- _Dataset content_
** BEGIN **

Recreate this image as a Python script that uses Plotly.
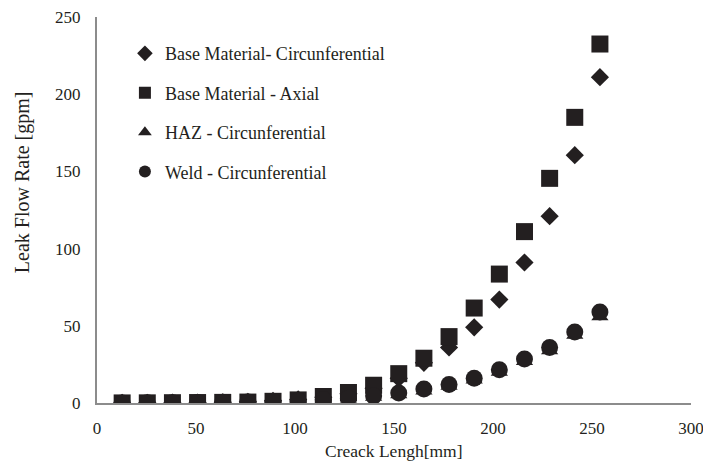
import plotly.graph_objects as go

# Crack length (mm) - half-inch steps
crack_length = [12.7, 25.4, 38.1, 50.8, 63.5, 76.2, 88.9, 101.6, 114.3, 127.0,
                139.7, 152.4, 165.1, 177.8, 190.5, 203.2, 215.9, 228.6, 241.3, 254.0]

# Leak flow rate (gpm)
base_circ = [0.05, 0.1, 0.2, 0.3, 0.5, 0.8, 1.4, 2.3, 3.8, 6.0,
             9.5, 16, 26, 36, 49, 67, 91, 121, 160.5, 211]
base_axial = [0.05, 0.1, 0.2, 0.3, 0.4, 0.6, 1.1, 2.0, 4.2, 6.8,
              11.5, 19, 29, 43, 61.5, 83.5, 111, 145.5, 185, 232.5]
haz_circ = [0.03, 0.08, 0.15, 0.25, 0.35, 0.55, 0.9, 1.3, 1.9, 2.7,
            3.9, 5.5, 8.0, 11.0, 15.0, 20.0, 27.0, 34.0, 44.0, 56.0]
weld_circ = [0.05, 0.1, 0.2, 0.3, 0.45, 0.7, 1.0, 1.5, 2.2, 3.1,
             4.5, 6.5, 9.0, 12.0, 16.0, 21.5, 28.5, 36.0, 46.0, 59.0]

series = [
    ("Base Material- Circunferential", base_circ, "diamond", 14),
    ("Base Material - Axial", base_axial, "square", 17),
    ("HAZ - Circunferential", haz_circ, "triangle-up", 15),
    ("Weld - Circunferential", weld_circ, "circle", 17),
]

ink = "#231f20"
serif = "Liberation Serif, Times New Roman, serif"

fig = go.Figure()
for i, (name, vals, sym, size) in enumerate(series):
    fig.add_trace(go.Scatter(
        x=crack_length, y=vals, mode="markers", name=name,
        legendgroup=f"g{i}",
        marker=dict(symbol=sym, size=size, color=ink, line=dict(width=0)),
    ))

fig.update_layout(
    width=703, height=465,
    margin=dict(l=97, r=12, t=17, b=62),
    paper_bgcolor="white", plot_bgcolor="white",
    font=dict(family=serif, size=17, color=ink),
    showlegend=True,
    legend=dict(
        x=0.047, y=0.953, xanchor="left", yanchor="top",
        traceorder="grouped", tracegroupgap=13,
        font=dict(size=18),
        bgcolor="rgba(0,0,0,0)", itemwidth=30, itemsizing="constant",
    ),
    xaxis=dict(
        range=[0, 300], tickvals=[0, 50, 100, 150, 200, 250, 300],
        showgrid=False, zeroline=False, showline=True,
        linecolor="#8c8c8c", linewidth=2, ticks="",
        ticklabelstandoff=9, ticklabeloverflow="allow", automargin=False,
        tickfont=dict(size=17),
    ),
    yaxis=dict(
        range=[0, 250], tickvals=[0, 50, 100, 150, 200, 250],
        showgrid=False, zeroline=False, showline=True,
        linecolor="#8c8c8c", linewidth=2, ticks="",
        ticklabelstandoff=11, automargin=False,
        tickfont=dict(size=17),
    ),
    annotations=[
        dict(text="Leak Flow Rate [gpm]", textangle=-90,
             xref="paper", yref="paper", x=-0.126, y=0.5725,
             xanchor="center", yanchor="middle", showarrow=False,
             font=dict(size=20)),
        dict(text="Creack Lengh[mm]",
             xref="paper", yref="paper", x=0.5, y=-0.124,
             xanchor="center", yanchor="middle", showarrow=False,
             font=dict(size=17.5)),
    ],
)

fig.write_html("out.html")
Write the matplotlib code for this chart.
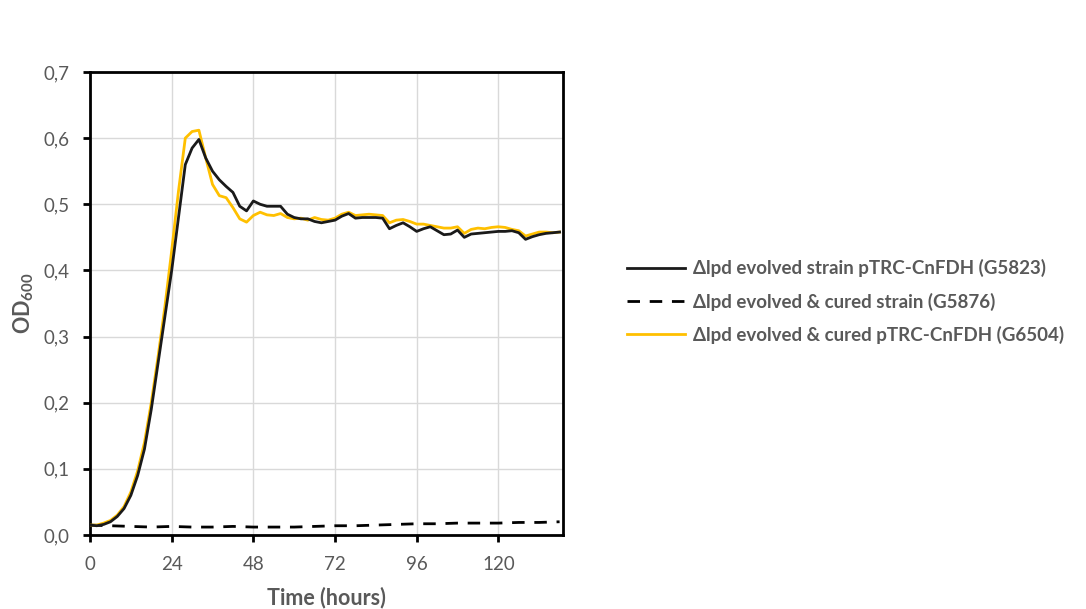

** END **

- _Task_
From the first line above to the line containing "228.6, 241.3, 254.0]", repeat each line exactly. Pictures stay out.

- _Written response_
Recreate this image as a Python script that uses Plotly.
import plotly.graph_objects as go

# Crack length (mm) - half-inch steps
crack_length = [12.7, 25.4, 38.1, 50.8, 63.5, 76.2, 88.9, 101.6, 114.3, 127.0,
                139.7, 152.4, 165.1, 177.8, 190.5, 203.2, 215.9, 228.6, 241.3, 254.0]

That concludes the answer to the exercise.